Weichselstraße 7, Berlin
5. Glou Glou, Amsterdam
It was probably inevitable that at least one bar in the world was going to take its name from the now widely used natural wine term 'glou glou' – French for easygoing, gluggable wine and synonymous with the lighter end of the natty stuff. But, hey, when the wine list is as fairly priced as this cosy De Pijp standard-setter, then we’re not complaining. Expect a wine-savvy but friendly crowd and a beginner-happy menu that offers 20 wines by the glass among bottles from well-known names like glou-glou-iste sans pareil Axel Prüfer.
Tweede van der Helststraat 3, Amsterdam
6. Tyge & Sessil, Stockholm
Stockholm is another city gleefully chock-full of low-intervention wine bars but, if we had to pick only one, we’d go for sommelier Maximilian Mellfors and celeb chef Niklas Ekstedt’s vincafé in fancy Östermalm. Despite the pedigree behind the place, choose right and it’s still kinda affordable, with a rare emphasis on natural New World bottles. Still, if something vibey in the mould of Paris's La Buvette is more your thing, honourable mention goes to the more casual, less pricey Savant Bar in Vasastan.
Brahegatan 4, Stockholm
7. P Franco, London
London, it’s been said, has by far the most evolved natural wine scene anywhere in the world.

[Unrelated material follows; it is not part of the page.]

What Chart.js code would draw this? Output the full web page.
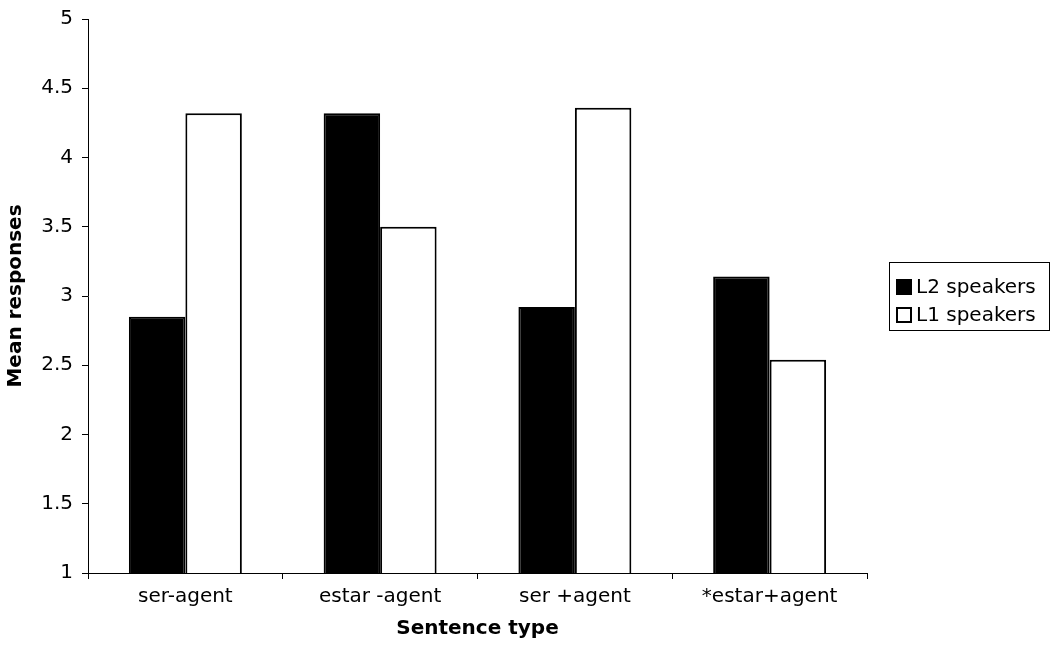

The city is spoilt for restaurants and bars enviably well-stocked with some of the rarest bottles from France and the UK’s own producers, such as shapeshifting East Sussex vineyard Tillingham. When it opens in September, Planque in Haggerston will likely take the laurels as London's hottest natural wine table. Until then, Clapton's pioneering P Franco gets the special shout. Or for something more central, Bar Crispin has set up in Soho.
107 Lower Clapton Road, London
8. Vino Vero, Lisbon
While the excellent restaurant Tati deserves a mention for introducing natural wines to Lisbon as far back as 2011, the Portuguese capital didn’t really have a bona fide low-intervention wine bar until the opening of Giulia Capaccioli and Massimiliano Bartoli’s space in 2019. It was an immediate hit, and deservedly so – Vino Vero brings all the easygoing charm of the pair’s Venice bar to Graça district but with a wine list that goes big on delightfully affordable bottles from Portuguese producers (think, a Folias de Baco pet-nat rosé for €20 – yes please).
Travessa do Monte 30, Lisbon
9. Veltlin, Prague
A chic space in Prague’s Karlín district, winemaker-poet Bogdan Trojak’s opening is now the city’s autentický vinný bar of record and specialises in bottles from the former Austro-Hungarian empire, with a happy bias towards the broadly unsung wines of the Czech Republic itself (yes, that includes the excellent Milan Nestarec). Huge potential for geekery, then, but don’t let that put you off; the friendly staff are well drilled when it comes introducing their wines to newcomers with a daily-changing roster of by-the-glass options.
Křižíkova 488/115, Czech Republic
10. Bar du Canal, Brussels
If a half-dozen Fine de Claire oysters and a chilled glass of pet-nat is your idea of a good time then this attractive, BS-free, canalside corner-bar in Brussels’ Dansaert district is your ticket. Expect a crowd most evenings but, happily, none of the airs and graces associated with wine buffery. The staff are doubly friendly and no one really cares if you don’t already have a preferred list of zero-zero Beaujolais. Check ahead for 'kitchen takeovers' from guest chefs and plan to linger: it’s loads of fun.
Rue Antoine Dansaert 208, Brussels
What about vineyards?
“OK, I’m in. Can I visit a natural winery?”
Well, yes and no. There are far fewer low-intervention wineries open to guests than conventional vignerons. And there are a number of reasons for that. First is the obvious one: still only a tiny niche in the broader wine world, there are just fewer of them. And they're relatively new, so some of them simply don’t have the infrastructure to host visitors. But supply might be the bigger problem: with production small and demand from restaurants, bars and importers worldwide seriously high, many producers export almost everything they produce. So what’s left to taste?
Still, as with everything in wine, they are exceptions. In Jura, vin jaune grandee Jean-François Ganevat doesn’t have a website but a number of Google reviews suggest a cold call to pre-book a visit might work. Otherwise, with its buzzed-about restaurant and boutique barn hotel, Tillingham in East Sussex might offer one of the most complete winery visits in the UK. In Sicily, highly repped natural producer Frank Cornelissen is open to pre-booked visitors at his volcanic winery on the slopes of Mount Etna.
But if you want to hit up a few in a day then the Loire Valley, the French stronghold for experimental wine, might be the best bet: top growers that welcome visits include Terre de L’Elu, Grololo & Co and Les Vignes Herbel, among others.